In 1605 another story of the same class appeared, the “Pícara Justina,” or the Crafty Justina,—again a seeming autobiography, and again a fiction of very doubtful morality. It was written by a Dominican monk, Andreas Perez of Leon, who was known, both before and after its appearance, as the author of works of Christian devotion, and who had so far a sense of the incongruity of the Pícara Justina with his religious position, that he printed it under the assumed name of Francisco Lopez de Ubeda. He claims to have written it when he was a student at the University of Alcalá, but admits, that, after the appearance of the “Guzman de Alfarache,” he made large additions to it. It is, however, in truth, a mere imitation, and a very poor one, of Aleman. The first book is filled with a tedious, rambling account of Justina’s ancestors, who are barbers and puppet-showmen; and the rest consists of her own life, brought down to the time of her first marriage, marked by few adventures, and ending with an intimation, that, at the time of writing it, she had already been married yet twice more; that she was then the wife of Guzman de Alfarache; and that she should continue her memoirs still further, in case the public should care to hear more about her.
The Justina discovers little power of invention in the incidents, which are few and not interesting. Indeed, the author himself declares that nearly all of them were actual occurrences within his own experience; and this circumstance, together with the meagre “improvements,” as they are called,—or warnings against the follies and guilt of the heroine, with which each chapter ends,—is regarded by him as a sufficient justification for publishing a work whose tendency is obviously mischievous. Nor is the style better than the incidents. There is a constant effort to say witty and brilliant things; but it is rarely successful; and besides this, there is an affectation of new words and singular phrases which do not belong to the genius and analogies of the language, and which have caused at least one Spanish critic to regard Perez as the first author who left the sober and dignified style of the elder times, and, from mere caprice, undertook to invent a new one.[103]
But though the “Pícara Justina” proved a failure, the overwhelming popularity of “Guzman de Alfarache,” when added to that of “Lazarillo,” rendered this form of fiction so generally welcome in Spain, that it made its way into the ductile drama, and into the style of the shorter tales, as we have already seen when treating of Lope de Vega and Cervantes, and as we shall see hereafter when we come to speak of Salas Barbadillo and Francisco de Santos. Meantime, however, the “Escudero Marcos de Obregon” appeared; a work which has, on many accounts, attracted attention, and which deserves to be remembered, as the best of its kind in Spanish literature, except “Lazarillo” and “Guzman.”

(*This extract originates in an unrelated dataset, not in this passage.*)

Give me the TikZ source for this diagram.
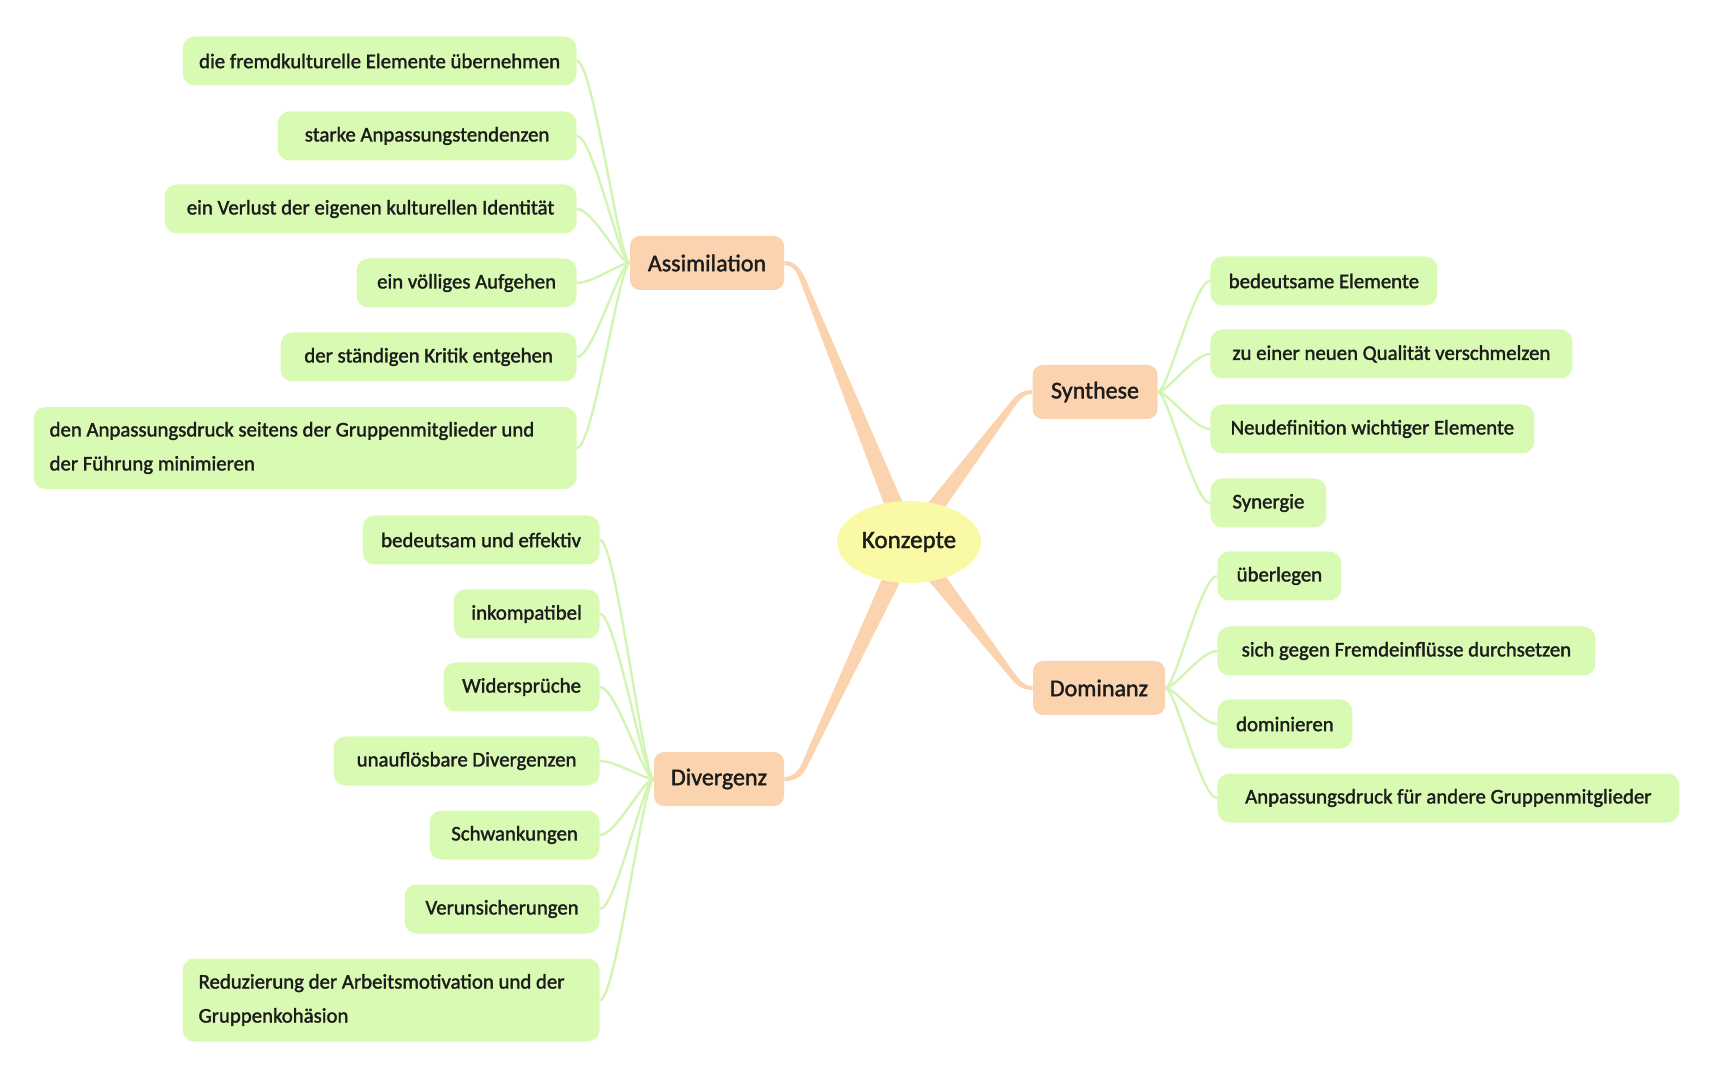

It was written by Vicente Espinel, who was born about 1540, at Ronda, a romantic town, boldly built in the mountain range that stretches through the southwestern portion of the kingdom of Granada, and picturesquely described by himself in one of the most striking of his poems.[104] He was educated at Salamanca, and, when Lope de Vega appeared as a poet before the public, Espinel was already so far advanced in his own career, that the young aspirant for public favor submitted his verses to the critical skill of his elder friend;[105]—a favor which Lope afterwards returned by praises in “The Laurel of Apollo,” more heart-felt and effective than he has usually given in that indiscriminate eulogium of the poets of his time.[106]
What was the course of Espinel’s life we do not know. It has generally been supposed that many of its events are related in his “Marcos de Obregon”; but though this is probable, and though some parts of that story are evidently true, yet many others are as evidently fictions, so that, on the whole, we are bound to regard it as a romance, and not as an autobiography. We know, however, that Espinel’s life in Italy was much like that of his hero; that he was a soldier in Flanders; that he wrote Latin verses; that he published a volume of Castilian poetry in 1591; and that he was a chaplain in Ronda, though he lived much in Madrid, and at last died there. He was regarded as the author of the form of verse called sometimes décimas, and sometimes, after himself, Espinelas; and he is said to have added a fifth string to the guitar, which soon led to the invention of the sixth, and thus completed that truly national instrument.[107] He died, according to Antonio, in 1634; but according to Lope de Vega, he was not alive in 1630. All accounts, however, represent him as having survived his ninetieth year,[108] and as having passed the latter part of his life in poverty and in unfriendly relations with Cervantes;—a fact the more observable, because both of them enjoyed pensions from the same distinguished ecclesiastic, the kindly old Archbishop of Toledo.[109]